Com’è andata, invece, con l’esplorazione attiva della città, quella che ti ha permesso di ricercare strade, vie, piazze incontrate tra le pagine e verificare l’esistenza reale e la possibilità di inserire quindi punti di interesse nella mappa che correda il libro? Ho notato che hai fatto molta attenzione alle targhe che, di pietra in pietra, costellano la città tra citazioni dantesche e ricordi della tragica alluvione: ci racconti qualche curiosità in cui sei incappata?

«Le mie esplorazioni letterarie a Firenze sono iniziate in tempi non sospetti, molto tempo prima di scrivere Firenze di carta e della nascita del mio sito dedicato ai luoghi letterari (turismoletterario.com). Quindi molti appunti e foto li avevo già raccolti per interesse personale nel corso degli anni. In occasione della stesura di questo libro, ho ripercorso strade che in gran parte mi erano già note, ma con uno sguardo più attento. Ci sono state nuove scoperte: oltre alle citazioni dantesche e alle targhe dell’alluvione, piuttosto evidenti anche per chi si aggira nel centro di Firenze alzando lo sguardo pochi centimetri sopra le vetrine dei negozi, le più curiose che ho notato sono state le lapidi degli antichi “bandi”, ossia le norme da rispettare che la magistratura degli Otto di Guardia e Balìa affiggeva su strade e piazze. I divieti sono vari, tutti volti a preservare l’ordine pubblico: si va dal divieto di fare schiamazzi e giocare a palla a quello di meretricio, dal divieto di suonare o cantare canzoni in alcuni luoghi a quello – limitatamente a piazza Strozzi – di “vendere cocomeri, frutta e ferrivecchi”».

Il libro si conclude con un’intervista a Marco Vichi, tra gli autori contemporanei protagonisti di un capitolo con le sue storie fiorentine del commissario Bordelli. Volgendo a te una delle domande che fai a lui, infine, come la pensi sui luoghi letterari e sul loro potenziale culturale e turistico?

«Questa è una bella domanda e me lo chiedo spesso soprattutto quando mi imbatto in chi depreca con un certo snobismo operazioni anche turistiche per la valorizzazione dei cosiddetti “luoghi letterari”, quasi fosse svilente per la letteratura, ammantata di chissà quale aura sacrale. 

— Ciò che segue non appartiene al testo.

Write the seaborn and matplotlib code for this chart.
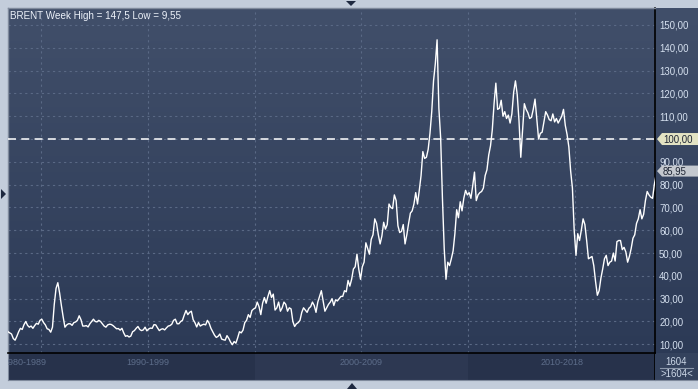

Concordo pienamente con le parole di Vichi nell’intervista che chiude il libro quando dice: “Cercare di conoscere più a fondo il mondo di uno scrittore che amiamo, emozionarsi vedendo le stanze dove scriveva o dormiva, o i luoghi dove ha ambientato certi suoi romanzi, cosa può avere di sbagliato?”.

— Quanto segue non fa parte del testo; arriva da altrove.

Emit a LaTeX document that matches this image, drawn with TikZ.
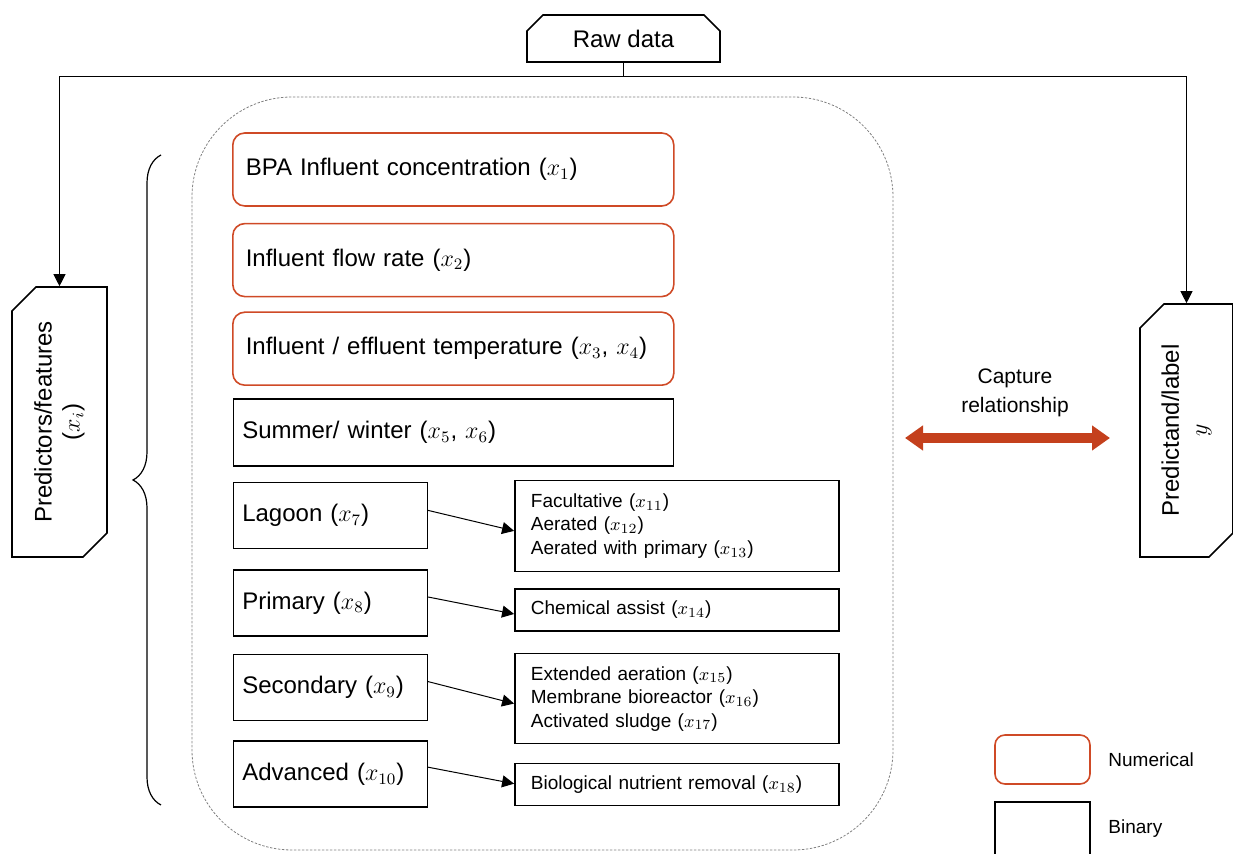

Io vedo nei luoghi letterari un grande potenziale in molteplici direzioni. In primis spinge un lettore a scoprire luoghi nuovi o a vedere luoghi noti con occhi nuovi, invogliato dal fatto che uno scrittore amato vi ha vissuto o ambientato opere letterarie; di converso, visitando luoghi che promuovono il proprio patrimonio letterario, è possibile scoprire autori che non si conoscono ed essere incentivati a leggerli; infine, il turismo letterario può essere in alcuni casi una declinazione del turismo lento, promuovendo piccoli borghi meno noti ma che possono trovare un importante volano per la loro valorizzazione nel legame con gli scrittori che li hanno frequentati. Tra i primi esempi che mi vengono in mente ci sono la Marradi di Dino Campana in Toscana, la Pescina di Ignazio Silone in Abruzzo e la Tricarico del poeta Rocco Scotellaro in Basilicata, ma la lista potrebbe essere – per nostra fortuna – davvero lunga».